The topic of Passion in Orthodox iconography is not as diverse as in Western European art. However, since the late 15th century Russian iconostasis features the Passion row, and the new theme known as Weep Not For Me, O Mother appears in analogion icons and altar paintings. The iconography of this image was shaped by Byzantine art of the 13th century, and then came into Old Russian tradition.
The icon Weep Not For Me, O Mother depicts the Mother of God hugging Christ who stands in the tomb with the cross in the background. This image is often called the Orthodox Pieta (Italian pieta – crying), as it reveals the theme of mourning for Christ before His laying in the coffin. Perhaps the most famous Western painting on this subject is Pieta by Michelangelo.
Indeed, the image of mourning is present in both Western and Eastern Christian tradition, because for all Christians the theme of suffering and the death of the Savior on the cross is sacred.
However, there are significant differences between the Orthodox image and its Western equivalents. While in the West this image allows us to feel the depth of the tragedy of the Mother mourning her Son, the Orthodox image does not convey the sense of the totality of death. On the contrary, one hears the news of the Resurrection through the mourning.

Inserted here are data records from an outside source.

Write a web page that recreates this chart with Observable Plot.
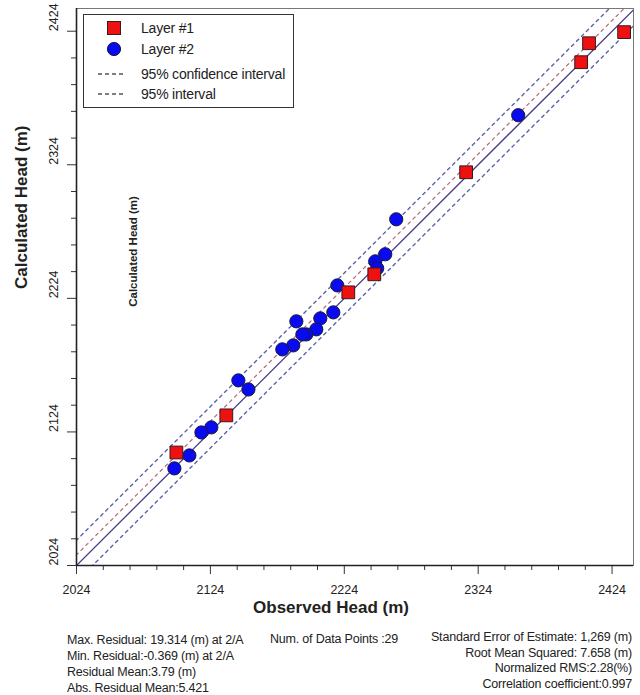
<!DOCTYPE html>
<html>
<head>
<meta charset="utf-8">
<script src="https://cdn.jsdelivr.net/npm/d3@7"></script>
<script src="https://cdn.jsdelivr.net/npm/@observablehq/plot@0.6"></script>
<style>
  html, body { margin: 0; padding: 0; background: #fff; }
  body { font-family: "Liberation Sans", Arial, sans-serif; color: #222; }
  #wrap { position: relative; width: 640px; height: 695px; overflow: hidden; }
  #legend { position: absolute; left: 83px; top: 14px; width: 209px; height: 92px;
    border: 1.5px solid #333; background: #fff; font-size: 14px; letter-spacing: -0.2px; }
  #legend .row { position: absolute; left: 0; height: 18px; width: 100%; }
  #legend .row svg { position: absolute; left: 12px; top: 0; }
  #legend .row span { position: absolute; left: 57px; top: 0; line-height: 18px; }
  .stats { position: absolute; font-size: 12.5px; letter-spacing: -0.2px; line-height: 16px; color: #222; }
</style>
</head>
<body>
<div id="wrap">
  <div id="chart"></div>
  <div id="legend"></div>
  <div class="stats" id="statsLeft" style="left:67px; top:632px;"></div>
  <div class="stats" id="statsMid" style="left:270px; top:631px;"></div>
  <div class="stats" id="statsRight" style="right:8px; top:630px; text-align:right; line-height:15.5px;"></div>
</div>
<script>
// ---- Data ----
const layer1Observed   = [2433.0, 2406.8, 2400.9, 2315.0, 2246.4, 2227.0, 2135.9, 2098.6];
const layer1Calculated = [2423.3, 2415.0, 2400.8, 2318.4, 2242.0, 2228.5, 2136.4, 2108.6];

const layer2Observed   = [2353.9, 2262.8, 2254.6, 2247.1, 2248.6, 2218.8, 2188.2, 2206.1, 2215.8, 2203.1,
                          2195.6, 2192.7, 2185.9, 2177.7, 2144.9, 2152.4, 2124.7, 2117.3, 2108.3, 2097.1];
const layer2Calculated = [2361.1, 2283.2, 2257.0, 2251.7, 2246.5, 2233.7, 2206.8, 2209.0, 2213.5, 2200.8,
                          2197.0, 2197.0, 2188.8, 2185.8, 2162.6, 2155.8, 2127.4, 2123.6, 2106.4, 2096.7];

const majorTicks = [2024, 2124, 2224, 2324, 2424];
const minorTicks = [2044, 2064, 2084, 2104, 2144, 2164, 2184, 2204, 2244, 2264, 2284, 2304,
                    2344, 2364, 2384, 2404];
const axisDomain = [2024, 2440];

const refLineNames   = ["1:1 line", "confidence", "interval upper", "interval lower"];
const refLineOffsets = [0, 8, 19, -12];

const legendLabels = ["Layer #1", "Layer #2", "95% confidence interval", "95% interval"];

const statsLeft  = ["Max. Residual: 19.314 (m) at 2/A", "Min. Residual:-0.369 (m) at 2/A",
                    "Residual Mean:3.79 (m)", "Abs. Residual Mean:5.421"];
const statsMid   = ["Num. of Data Points :29"];
const statsRight = ["Standard Error of Estimate: 1,269 (m)", "Root Mean Squared: 7.658 (m)",
                    "Normalized RMS:2.28(%)", "Correlation coefficient:0.997"];

const xTitle = "Observed Head (m)";
const yTitle = "Calculated Head (m)";

// ---- Build tables ----
const layer1 = layer1Observed.map((x, i) => ({x, y: layer1Calculated[i]}));
const layer2 = layer2Observed.map((x, i) => ({x, y: layer2Calculated[i]}));
const refLines = refLineNames.map((name, i) => ({
  name,
  pts: [{x: axisDomain[0] - 30, y: axisDomain[0] - 30 + refLineOffsets[i]},
        {x: axisDomain[1] + 30, y: axisDomain[1] + 30 + refLineOffsets[i]}]
}));
const lineStyle = {
  "1:1 line":       {stroke: "#4a3a8a", strokeWidth: 1.3, dash: null},
  "confidence":     {stroke: "#b36a7a", strokeWidth: 1.2, dash: "3,4"},
  "interval upper": {stroke: "#5a64a8", strokeWidth: 1.4, dash: "3,4"},
  "interval lower": {stroke: "#5a64a8", strokeWidth: 1.4, dash: "3,4"}
};

const font = "Liberation Sans, Arial, sans-serif";

const chart = Plot.plot({
  width: 640,
  height: 625,
  marginTop: 8,
  marginLeft: 76,
  marginRight: 7,
  marginBottom: 60,
  style: {fontFamily: font, color: "#222", background: "#fff"},
  x: {domain: axisDomain, axis: null},
  y: {domain: [2024, 2441], axis: null},
  marks: [
    Plot.frame({stroke: "#777", strokeWidth: 1}),
    ...refLines.map(l => Plot.line(l.pts, {
      x: "x", y: "y", clip: true,
      stroke: lineStyle[l.name].stroke,
      strokeWidth: lineStyle[l.name].strokeWidth,
      strokeDasharray: lineStyle[l.name].dash
    })),
    Plot.dot(layer2, {x: "x", y: "y", r: 6.6, symbol: "circle", fill: "#0a0af0", stroke: "#1a1a3a", strokeWidth: 1}),
    Plot.dot(layer1, {x: "x", y: "y", r: 7.2, symbol: "square", fill: "#ee1111", stroke: "#3a1a1a", strokeWidth: 1}),
    // axes
    Plot.axisX(minorTicks, {tickSize: 5, tickFormat: () => "", stroke: "#333", label: null}),
    Plot.axisX(majorTicks, {tickSize: 9, tickPadding: 11, tickFormat: d => String(d), fontSize: 12.5, stroke: "#333", fill: "#222", label: null}),
    Plot.axisY(minorTicks, {tickSize: 5, tickFormat: () => "", stroke: "#333", label: null}),
    Plot.axisY(majorTicks, {tickSize: 9, tickFormat: () => "", stroke: "#333", label: null}),
    Plot.text(majorTicks, {y: d => d, text: d => String(d), frameAnchor: "left", dx: -23, rotate: -90, fontSize: 12.5, fill: "#222"}),
    Plot.ruleX([axisDomain[0]], {stroke: "#222", strokeWidth: 1.6}),
    Plot.ruleY([2024], {stroke: "#222", strokeWidth: 1.6}),
    // titles
    Plot.text([xTitle], {text: d => d, frameAnchor: "bottom", dy: 47, dx: -24, fontSize: 17, fontWeight: "bold", fill: "#222"}),
    Plot.text([yTitle], {text: d => d, frameAnchor: "left", dx: -55, dy: 2, rotate: -90, fontSize: 17, fontWeight: "bold", fill: "#222"}),
    Plot.text([yTitle], {text: d => d, frameAnchor: "top-left", textAnchor: "middle", dx: 52, dy: 243, rotate: -90, fontSize: 11.5, fontWeight: "bold", fill: "#222"})
  ]
});
document.getElementById("chart").appendChild(chart);

// ---- Legend ----
const legend = document.getElementById("legend");
const rowTops = [4, 25, 50, 70];
const swatches = [
  '<svg width="40" height="18"><rect x="11.5" y="2.5" width="13" height="13" fill="#ee1111" stroke="#3a1a1a" stroke-width="1"/></svg>',
  '<svg width="40" height="18"><circle cx="18" cy="9" r="6.6" fill="#0a0af0" stroke="#1a1a3a" stroke-width="1"/></svg>',
  '<svg width="40" height="18"><line x1="2" y1="9" x2="30" y2="9" stroke="#555" stroke-width="1.3" stroke-dasharray="4,3"/></svg>',
  '<svg width="40" height="18"><line x1="2" y1="9" x2="30" y2="9" stroke="#555" stroke-width="1.3" stroke-dasharray="4,3"/></svg>'
];
legendLabels.forEach((lab, i) => {
  const row = document.createElement("div");
  row.className = "row";
  row.style.top = rowTops[i] + "px";
  row.innerHTML = swatches[i] + "<span></span>";
  row.querySelector("span").textContent = lab;
  legend.appendChild(row);
});

// ---- Stats ----
function fill(id, lines) {
  const el = document.getElementById(id);
  lines.forEach(t => { const d = document.createElement("div"); d.textContent = t; el.appendChild(d); });
}
fill("statsLeft", statsLeft);
fill("statsMid", statsMid);
fill("statsRight", statsRight);
</script>
</body>
</html>
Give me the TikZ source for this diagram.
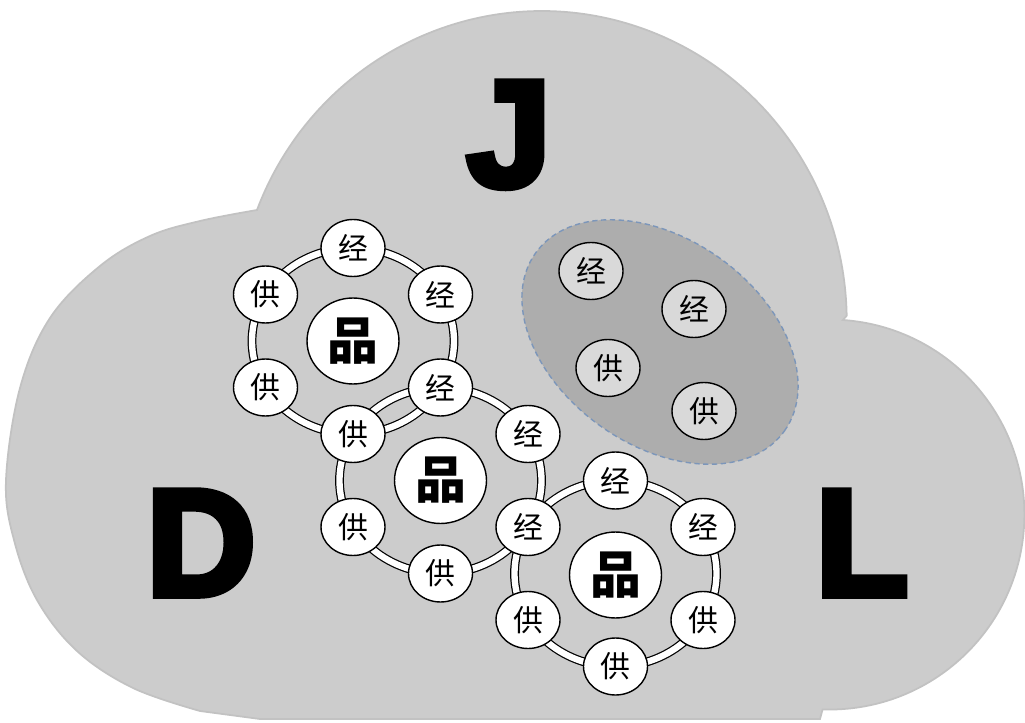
\documentclass[tikz,border=0pt]{standalone}
\usepackage{fontspec}
\newfontfamily\cjk{Noto Sans CJK SC}
\newfontfamily\letterfont{Liberation Sans}[BoldFeatures={FakeBold=5}]
\usetikzlibrary{shapes.geometric,calc}

\definecolor{cloudgray}{RGB}{204,204,204}
\definecolor{cloudedge}{RGB}{194,194,194}
\definecolor{groupgray}{RGB}{173,173,173}
\definecolor{membergray}{RGB}{217,217,217}
\definecolor{dashblue}{RGB}{124,150,186}

\tikzset{
	member/.style={draw, ellipse, fill=white, line width=0.8pt, minimum width=1.28cm, minimum height=1.14cm, inner sep=0pt, font=\cjk\fontsize{17}{17}\selectfont},
	hub/.style={member, minimum width=1.84cm, minimum height=1.72cm, font=\cjk\bfseries\fontsize{29}{29}\selectfont},
	ingroup/.style={member, fill=membergray},
	ring/.style={line width=0.7pt, double=white, double distance=3.6pt},
	bigletter/.style={font=\letterfont\bfseries\fontsize{86}{86}\selectfont, inner sep=0pt, anchor=base}
}

\begin{document}
\begin{tikzpicture}[x=0.02cm,y=0.02cm]
	\useasboundingbox (0,0) rectangle (1025,-723);
	
	% cloud
	\fill[cloudgray, draw=cloudedge, line width=1pt] (257,-210) arc [start angle=159, end angle=1, x radius=305, y radius=310]
		-- (843,-320) arc [start angle=86, end angle=-92, radius=195]
		-- (820,-719) -- (260,-719)
		-- plot[smooth, tension=0.6] coordinates {(200,-711) (133,-688) (77,-651) (37,-600) (14,-540) (6,-480) (20,-388) (50,-318) (100,-266) (150,-236) (200,-221) (257,-210)}
		-- cycle;
	
	\node[bigletter] (J) at (509,-186) {J};
	\node[bigletter] (D) at (201,-595) {D};
	\node[bigletter] (L) at (862,-595) {L};
	
	% group
	\node[draw=dashblue, dash pattern=on 3pt off 2pt, line width=0.8pt, fill=groupgray, ellipse, minimum width=6.12cm, minimum height=4.12cm, inner sep=0pt, rotate=-35.6] (grp) at (660,-342) {};
	\node[ingroup] (g1) at (591,-271) {经};
	\node[ingroup] (g2) at (694,-309) {经};
	\node[ingroup] (g3) at (608,-368) {供};
	\node[ingroup] (g4) at (704,-411) {供};
	
	% hubs and rings
	\node[hub] (p1) at (353,-341) {品};
	\node[hub] (p2) at (440.5,-480.5) {品};
	\node[hub] (p3) at (615.5,-575) {品};
	\draw[ring] (p1) ellipse [x radius=101, y radius=93];
	\draw[ring] (p2) ellipse [x radius=101, y radius=93];
	\draw[ring] ($(p3)+(0,1.5)$) ellipse [x radius=101, y radius=93];
	
	\node[member] (a1) at ($(p1)+(0,93)$) {经};
	\node[member] (a2) at ($(p1)+(87.5,46.5)$) {经};
	\node[member] (a3) at ($(p1)+(87.5,-46.5)$) {经};
	\node[member] (a4) at ($(p1)+(0,-93)$) {供};
	\node[member] (a5) at ($(p1)+(-87.5,-46.5)$) {供};
	\node[member] (a6) at ($(p1)+(-87.5,46.5)$) {供};
	
	\node[member] (b2) at ($(p2)+(87.5,46.5)$) {经};
	\node[member] (b3) at ($(p2)+(87.5,-46.5)$) {经};
	\node[member] (b4) at ($(p2)+(0,-93)$) {供};
	\node[member] (b5) at ($(p2)+(-87.5,-46.5)$) {供};
	
	\node[member] (c1) at ($(p3)+(0,94.5)$) {经};
	\node[member] (c2) at ($(p3)+(87.5,48)$) {经};
	\node[member] (c3) at ($(p3)+(87.5,-45)$) {供};
	\node[member] (c4) at ($(p3)+(0,-91.5)$) {供};
	\node[member] (c5) at ($(p3)+(-87.5,-45)$) {供};
\end{tikzpicture}
\end{document}
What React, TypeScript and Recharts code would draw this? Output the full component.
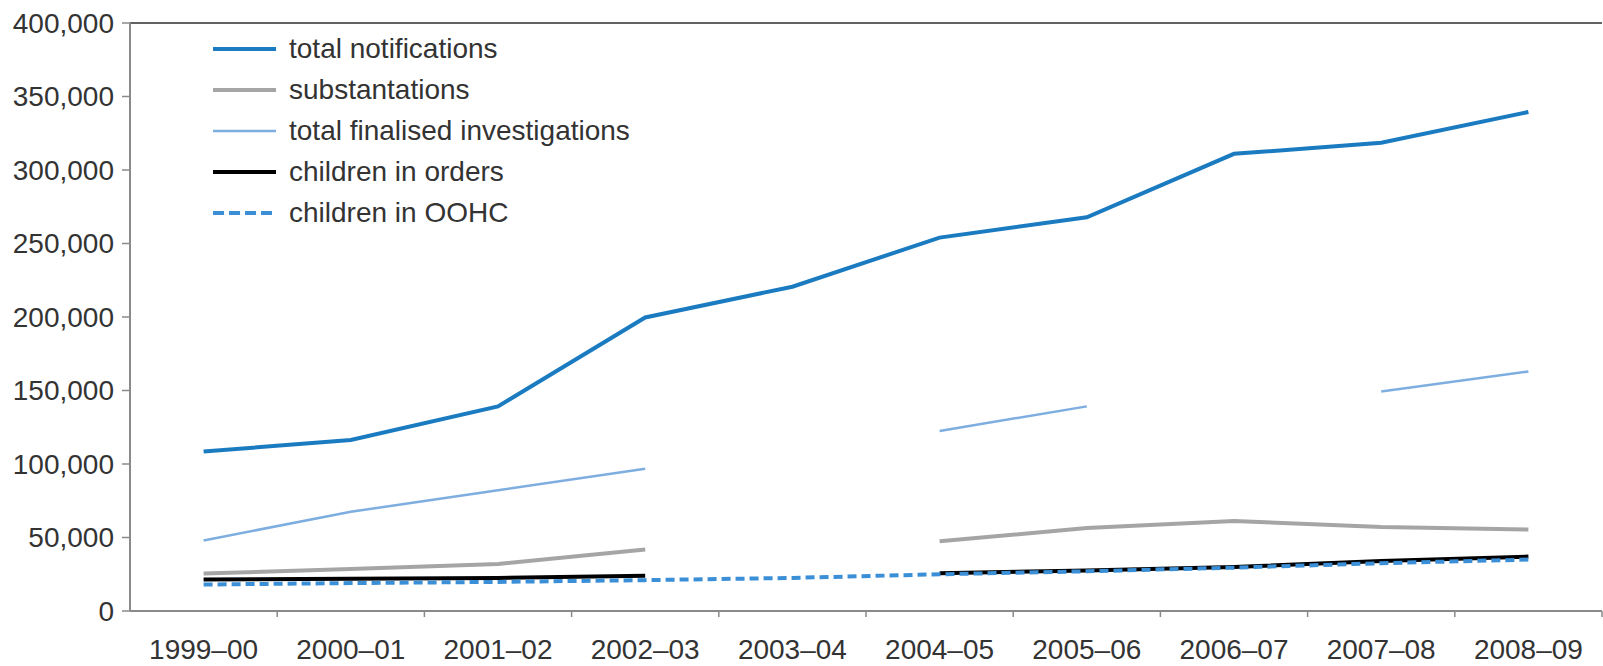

This is evidenced by the name of the image, which is associated with the irmos of Ode 9 of the Canon of St. Cosmas of Maiuma on the Great Saturday: “Weep not for me, O Mother, beholding in the tomb… for I shall arise and shall be glorified, and as God I shall exalt with glory unceasing those that with faith and love magnify thee.”
In this chant, Christ Himself comforts His mother by telling her of the coming Resurrection, which triumphs over death. We do not see anything gloomy in the icon; rather, it emphasizes the dialogue of the Mother and the Son. The composition repeats the iconographic sample of Tenderness, where the Blessed Virgin presses the Divine Baby Jesus to her bosom. This cross-reference shows that there is the theme of Passion in the iconography of the Tenderness, and that the iconography of “Weep Not For Me O Mother” contains the theme of love. Ultimately, it is love that conquers death.
The icon that we present here as an example was painted by a contemporary artist, Alexander Sokolov, an icon painter from Moscow. The icon is painted with soft strokes, delicate and subtle psychological nuances, while being fairly strict and perfectly canonical. The restrained coloration, the compact silhouette, the delicacy of the pictorial decoration – all this makes this icon an excellent piece, both artistically and theologically. The image painted by Sokolov helps us to focus our prayers on the theme of the Holy Saturday – the theme of the Savior’s death, followed by his Resurrection and victory over death.